*What is being asked:* Scan the material that follows. Copy every line containing the word "chart".

[START OF Stored data]

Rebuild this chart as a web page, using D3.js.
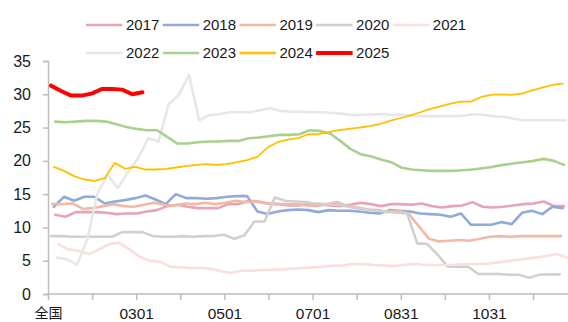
<!DOCTYPE html>
<html>
<head>
<meta charset="utf-8">
<script src="https://cdn.jsdelivr.net/npm/d3@7"></script>
<style>
  html, body { margin: 0; padding: 0; background: #fff; }
  svg { display: block; font-family: "Liberation Sans", Arial, sans-serif; }
</style>
</head>
<body>
<svg id="chart" width="568" height="322"></svg>
<script>
// Weekly readings (one value per Friday), by year
const years = ["2017", "2018", "2019", "2020", "2021", "2022", "2023", "2024", "2025"];
const firstDates = ["2017-01-06", "2018-01-05", "2019-01-04", "2020-01-03", "2021-01-08",
                    "2022-01-07", "2023-01-06", "2024-01-05", "2025-01-03"];

const v2017 = [11.9, 11.6, 12.3, 12.3, 12.3, 12.2, 12.0, 12.1, 12.1, 12.4, 12.6, 13.2, 13.4, 13.1, 12.9, 12.9, 12.9,
               13.5, 13.5, 14.0, 13.9, 13.6, 13.5, 13.3, 13.3, 13.6, 13.5, 13.3, 13.2, 13.4, 13.7, 13.5, 13.2, 13.5,
               13.5, 13.4, 13.6, 13.2, 13.0, 13.2, 13.3, 13.8, 13.1, 13.0, 13.1, 13.3, 13.5, 13.6, 13.9, 13.2, 13.2];
const v2018 = [13.1, 14.6, 14.0, 14.6, 14.6, 13.6, 13.9, 14.1, 14.4, 14.8, 14.2, 13.5, 15.0, 14.4, 14.4, 14.3, 14.4,
               14.6, 14.7, 14.7, 12.4, 12.0, 12.4, 12.6, 12.7, 12.6, 12.3, 12.6, 12.5, 12.5, 12.4, 12.2, 12.1, 12.6,
               12.5, 12.4, 12.1, 12.0, 11.9, 11.6, 12.1, 10.4, 10.4, 10.4, 10.8, 10.5, 12.2, 12.5, 12.0, 13.1, 12.9];
const v2019 = [13.5, 13.5, 13.6, 12.8, 12.9, 13.2, 13.5, 13.2, 13.1, 13.4, 13.7, 13.4, 13.3, 13.6, 13.5, 13.7, 13.5,
               13.7, 14.0, 13.8, 13.9, 13.6, 13.5, 13.5, 13.5, 13.3, 13.2, 13.5, 13.8, 13.2, 13.0, 12.7, 12.6, 12.3,
               12.5, 12.1, 10.2, 8.3, 7.9, 8.0, 8.1, 8.0, 8.3, 8.6, 8.7, 8.6, 8.7, 8.7, 8.7, 8.7, 8.7];
const v2020 = [8.7, 8.7, 8.6, 8.6, 8.6, 8.6, 8.6, 9.3, 9.3, 9.3, 8.7, 8.6, 8.6, 8.7, 8.6, 8.7, 8.7,
               8.9, 8.3, 8.8, 10.9, 10.9, 14.5, 14.0, 13.9, 13.8, 13.6, 13.5, 13.4, 13.2, 12.9, 12.7, 12.5, 12.4,
               12.2, 12.1, 7.6, 7.5, 5.9, 4.1, 4.1, 4.1, 3.0, 3.0, 3.0, 2.9, 2.9, 2.45, 2.9, 2.95, 2.95];
const v2021 = [7.5, 6.7, 6.5, 6.0, 6.7, 7.5, 7.7, 6.7, 5.6, 5.0, 4.85, 4.1, 4.0, 3.9, 3.9, 3.8, 3.4,
               3.2, 3.5, 3.5, 3.6, 3.65, 3.7, 3.8, 3.9, 4.0, 4.1, 4.25, 4.3, 4.5, 4.5, 4.35, 4.3, 4.2,
               4.4, 4.5, 4.35, 4.35, 4.35, 4.4, 4.5, 4.5, 4.5, 4.7, 4.9, 5.1, 5.3, 5.5, 5.7, 6.0, 5.5];
const v2022 = [5.45, 5.2, 4.4, 8.2, 15.1, 17.9, 15.9, 18.3, 20.4, 23.4, 22.9, 28.5, 29.9, 32.9, 26.1, 26.9, 27.0,
               27.3, 27.3, 27.3, 27.6, 27.9, 27.5, 27.4, 27.4, 27.3, 27.3, 27.2, 27.1, 26.9, 26.9, 27.0, 27.0, 26.9,
               26.9, 26.8, 26.7, 26.7, 26.7, 26.7, 26.8, 27.0, 26.9, 26.7, 26.6, 26.3, 26.1, 26.1, 26.1, 26.1, 26.1];
const v2023 = [25.9, 25.8, 25.9, 26.0, 26.0, 25.9, 25.5, 25.1, 24.8, 24.6, 24.6, 23.6, 22.6, 22.6, 22.8, 22.9, 22.9,
               23.0, 23.0, 23.4, 23.5, 23.7, 23.9, 23.9, 24.0, 24.6, 24.5, 24.1, 23.0, 21.8, 21.0, 20.7, 20.2, 19.8,
               19.0, 18.7, 18.6, 18.5, 18.5, 18.5, 18.6, 18.7, 18.9, 19.1, 19.4, 19.6, 19.8, 20.0, 20.3, 20.0, 19.4];
const v2024 = [19.1, 18.5, 17.7, 17.2, 17.0, 17.4, 19.7, 18.8, 19.1, 18.7, 18.7, 18.8, 19.0, 19.2, 19.4, 19.5, 19.4,
               19.5, 19.8, 20.1, 20.6, 22.0, 22.8, 23.2, 23.4, 24.0, 24.0, 24.3, 24.6, 24.8, 25.0, 25.2, 25.5, 26.0,
               26.4, 26.8, 27.3, 27.8, 28.2, 28.6, 28.9, 28.9, 29.6, 29.9, 30.0, 29.9, 30.1, 30.6, 31.0, 31.4, 31.6];
const v2025 = [31.3, 30.5, 29.8, 29.8, 30.1, 30.8, 30.8, 30.7, 30.0, 30.3];

const seriesValues = [v2017, v2018, v2019, v2020, v2021, v2022, v2023, v2024, v2025];
const colors = ["#E9A3B4", "#8FAADC", "#F4B9A6", "#D0D0D0", "#FCDEDC", "#E7E7E7", "#A9D18E", "#FFC000", "#FF0000"];
const widths = [2.6, 2.6, 2.6, 2.6, 2.6, 2.6, 2.6, 1.8, 4];

const yTicks = [0, 5, 10, 15, 20, 25, 30, 35];
const xTickLabels = ["全国", "", "0301", "", "0501", "", "0701", "", "0831", "", "1031", ""];

// ---- layout ----
const svg = d3.select("#chart");
const plotLeft = 48, plotRight = 568, plotTop = 61, plotBottom = 294;

// x is day of the year (0 = Jan 1)
const x = d3.scaleLinear().domain([0, 357.7]).range([plotLeft, plotRight]);
const y = d3.scaleLinear().domain([0, 35]).range([plotBottom, plotTop]);

const dayOfYear = s => {
  const d = new Date(s + "T00:00:00Z");
  const jan1 = Date.UTC(d.getUTCFullYear(), 0, 1);
  return (d - jan1) / 86400000;
};

const tickDays = xTickLabels.map((_, j) => j * 364 / 12);

// axes
const axisColor = "#BDBDBD";
const yAxis = svg.append("g").attr("transform", `translate(${plotLeft},0)`)
  .call(d3.axisLeft(y).tickValues(yTicks).tickSize(5).tickPadding(12).tickFormat(d3.format("d")));
const xAxis = svg.append("g").attr("transform", `translate(0,${plotBottom})`)
  .call(d3.axisBottom(x).tickValues(tickDays).tickSize(6).tickPadding(8)
    .tickFormat((d, i) => xTickLabels[i]));

[yAxis, xAxis].forEach(g => {
  g.select(".domain").attr("stroke", axisColor).attr("stroke-width", 1.5);
  g.selectAll(".tick line").attr("stroke", axisColor).attr("stroke-width", 1.5);
  g.selectAll(".tick text").attr("fill", "#1a1a1a").style("font-size", "15.5px")
    .style("font-family", '"Liberation Sans", Arial, sans-serif');
});
yAxis.selectAll(".tick text").style("font-size", "16px");
xAxis.select(".domain").attr("d", `M${plotLeft},0H${plotRight}`);
xAxis.selectAll(".tick text").filter((d, i) => i === 0)
  .style("font-family", '"Noto Sans CJK SC", sans-serif').style("font-size", "14px");

// lines
const line = d3.line().x(d => x(d.day)).y(d => y(d.v)).curve(d3.curveLinear);
const plot = svg.append("g");
years.forEach((yr, k) => {
  const d0 = dayOfYear(firstDates[k]);
  const pts = seriesValues[k].map((v, i) => ({ day: d0 + 7 * i, v }));
  plot.append("path").datum(pts)
    .attr("fill", "none")
    .attr("stroke", colors[k])
    .attr("stroke-width", widths[k])
    .attr("stroke-linejoin", "round")
    .attr("stroke-linecap", "round")
    .attr("d", line);
});

// legend
const legend = svg.append("g").style("font-size", "15px");
years.forEach((yr, k) => {
  const row = k < 5 ? 0 : 1;
  const col = k < 5 ? k : k - 5;
  const gx = 86 + col * 76.7;
  const gy = row === 0 ? 25 : 53;
  legend.append("line")
    .attr("x1", gx).attr("x2", gx + 36.5).attr("y1", gy).attr("y2", gy)
    .attr("stroke", colors[k]).attr("stroke-width", k === 8 ? 4 : 2.6);
  legend.append("text")
    .attr("x", gx + 40).attr("y", gy).attr("dy", "0.36em")
    .attr("fill", "#1a1a1a").text(yr);
});
</script>
</body>
</html>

[END OF Stored data]

*Result:*
Rebuild this chart as a web page, using D3.js.
<svg id="chart" width="568" height="322"></svg>
const svg = d3.select("#chart");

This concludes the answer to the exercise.